Home. I have referred to many places as such in the 21 years of my life. From my childhood house beside the parkway entrance in Fords to a suburban bilevel in South Brunswick, from a closet-like dorm room in Ewing to a spacious apartment in Prague, from a room in a Nicaraguan family's house to a cabin in the woods of Bushkill, Pennsylvania; the word "home" has been attributed to a variety of places over the span of my life thus far-some of which I never could have imagined a few years ago. But I have come to the conclusion, as I have cycled through all of these living spaces, that home is not a place at all.
Homesickness is a condition of the heart. It's that nostalgic moment when you look back and say "look how happy I was back then." It's that moment when you remember the people in the room, the events that occurred in it, the memories that were made there, not the space itself. And if homesickness is a heart condition, then home too must be more than simply a place.

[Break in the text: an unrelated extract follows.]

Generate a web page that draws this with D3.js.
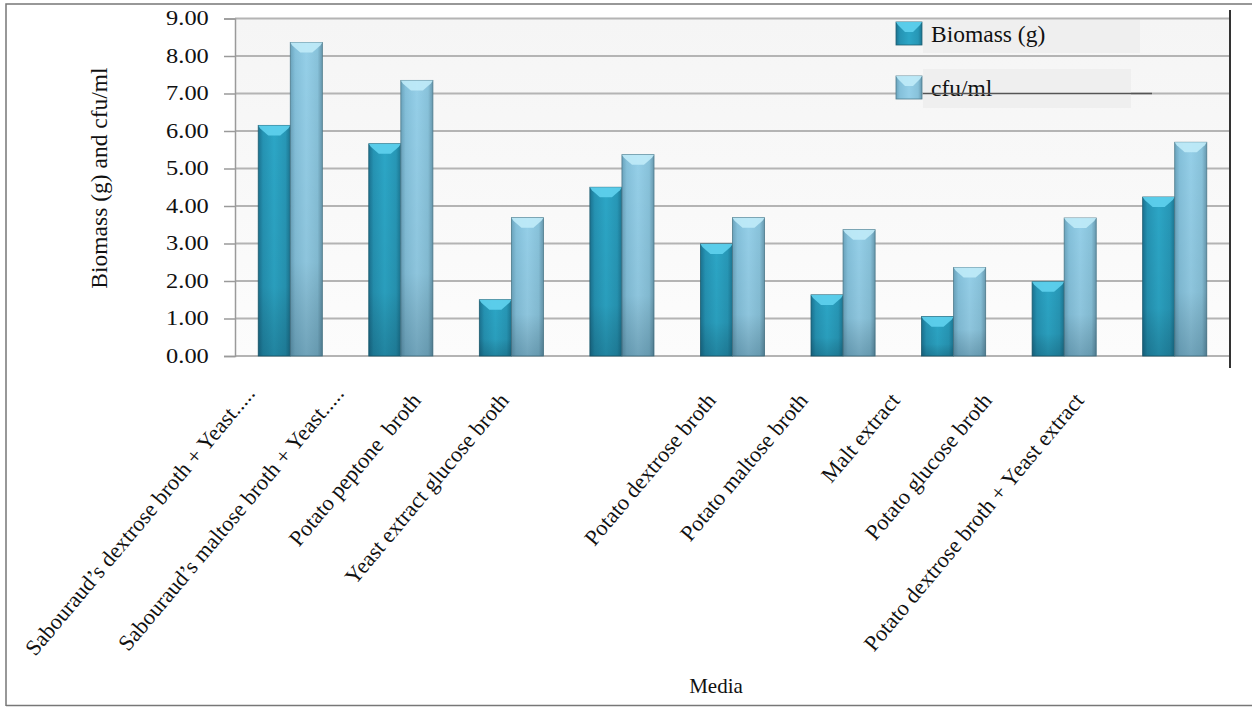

Home is where your family is, whether they be family by blood or family by choice. Home is the place where the best memories are made. Maybe the events are fairly insignificant: a conversation at the dinner table, a night up too late talking about nothing in particular, a random trip to a local attraction (whether it be a strange art gallery or the town Walmart)...maybe even blasting a song and singing along on the way; but home is a collection of meaningful insignificance. There is no way to tell why or how these things make a "home," but they do.
And whether good times or bad, home is the place you are able to love and be loved freely and openly. But the most difficult thing about the term, and the most beautiful thing, at the same time, is the fact that this can happen virtually anywhere. So I have come to notice that the further and more frequently I travel, the more I expand my "family-by-choice," the more my home spreads across the globe. Today I can easily say that my home is not one place, but many. It's wherever my closest family reside. The sad part about this realization is that, no matter what I do, I'm always going to be a little bit homesick. There is always going to be someone across the world who I wish could be home with me. But the incredible part about this network of homes, of people who I care so deeply about, provides me with infinite opportunities to (if I am so blessed to be able to) continue to explore this world and still feel at home.
As of today, I am leaving behind one place I have called home. Today I begin writing a new chapter in my life. As hard as it is to turn the page, I can rest easy knowing that I am going from one home to another.